Genetic Engineering Shows Promise Against Type I Diabetes

Monoclonal antibody stops progression of juvenile form

WEDNESDAY, May 29, 2002 (HealthDayNews) -- A treatment that works and one that doesn't are both being described as advances in the fight against juvenile diabetes, the kind that occurs early in life when the body stops making insulin.

The treatment that works is a monoclonal antibody, a genetically engineered molecule designed to stop the attack the body's immune system mistakenly mounts against beta cells, which produce insulin. Just one two-week course of injections stopped progression of juvenile, or Type I, diabetes in its early stages in most patients with a minimum of side effects, says a report in tomorrow's issue of the New England Journal of Medicine.

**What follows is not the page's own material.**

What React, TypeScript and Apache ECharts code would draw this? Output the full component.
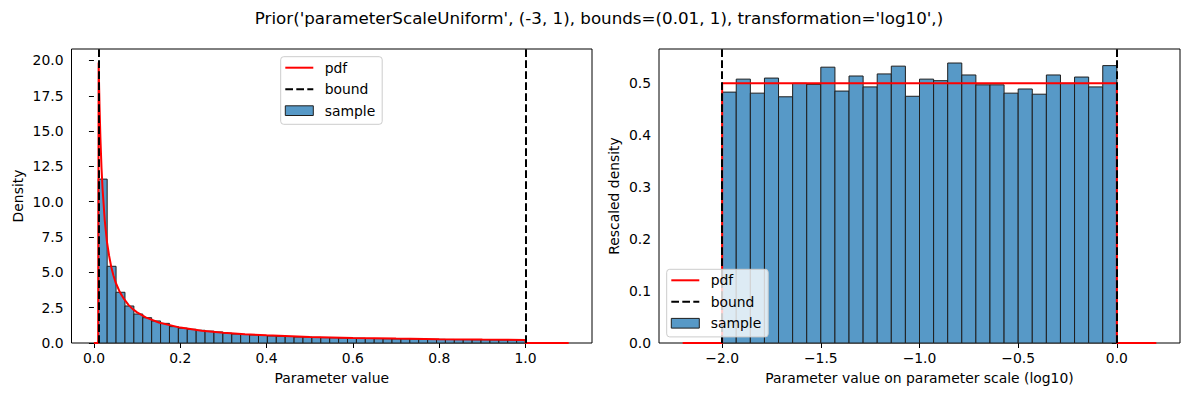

The treatment that doesn't work, described in the same issue of the journal, is an injection of insulin itself to prevent diabetes in people at high risk of the disease. In this case, experts say, the success is the ability to single out people at greatest need of preventive treatment -- something that will be of enormous help when a true preventive measure enters clinical practice.

There are high hopes the monoclonal antibody could be that treatment, but a lot of work remains to be done, says Dr. Kevan C. Herold, an associate professor of clinical medicine at Columbia Presbyterian Medical Center in New York City.

The trial results reported in the journal represent a promising start, Herold says. It was done with 24 patients who had just been diagnosed with juvenile diabetes. Half got the monoclonal antibody, which was developed by Dr. Jeffrey Bluestone of the University of California at San Francisco, and half didn't.

After one year, nine of the 12 people who got the treatment were still producing a lot of insulin, compared to just two of the 12 who did not get the treatment.

The results have improved in terms of both numbers and time, Herold says. The study now includes 46 patients and "the results look as good as, if not better than, for the first group of patients," he says. In the early group, "the effect lasts for more than a year. We're not far enough along to say whether it will last two years."

Several trials to explore the monoclonal antibody therapy further are under way or in the planning stage. One of them will try to determine whether multiple injections will improve the results; patients will get three courses of treatment over one year. Another will be an expanded version of the first trial. One reason why it is important is that it will be designated a Phase III trial, the kind whose results can be submitted to the U.S. Food and Drug Administration (FDA) to get approval for clinical use.

"We'll know in two or three years how that trial comes along," Herold says. While he adds that he can't predict what the FDA will do, "if it shows that the drug effect is prolonged indefinitely, I would move very quickly on this."

One point in favor of the treatment is that it has minimal side effects, Herold says. Previous attempts to stop the immune system attack on beta cells have used powerful drugs such as cyclosporine, which has widespread activity. The monoclonal antibody is designed to inactivate a specific receptor on the T-cells that mount the autoimmune attack.

"This is a fundamentally different approach," Herold says. "This is a very specific, targeted approach to immune regulation."

One reason why the monoclonal antibody report is important, says Dr. Robert Goldstein, chief scientific officer of the Juvenile Diabetes Research Foundation, is that "it is really the first time that we have been able to take observations in animals, and do the same thing in people. This gives us at least a possibility of altering the course of the disease in relatively non-toxic fashion."

Goldstein says it is not time to abandon hope that insulin treatment could help prevent the disease. The new study used insulin injections, but another study, using oral insulin, is ongoing.

The value of the study is that the researchers were able to screen more than 84,000 close relatives of people with diabetes and determine that 372 of them, whose average age was 11 years, had at least a 50 percent risk of developing diabetes.

"To identify people at risk way before they got the disease, that hadn't been done before," Goldstein says. In those who got insulin and those who didn't, the rate of developing diabetes was the same, about 15 percent a year.

"If the study had prevented diabetes, that would be a banner headline," Goldstein says. "As it was, it created a lot of good things."

What To Do

You can get information on juvenile diabetes, which affects about 1 million Americans, from the Juvenile Diabetes Research Foundation or the National Institute of Diabetes and Digestive and Kidney Diseases.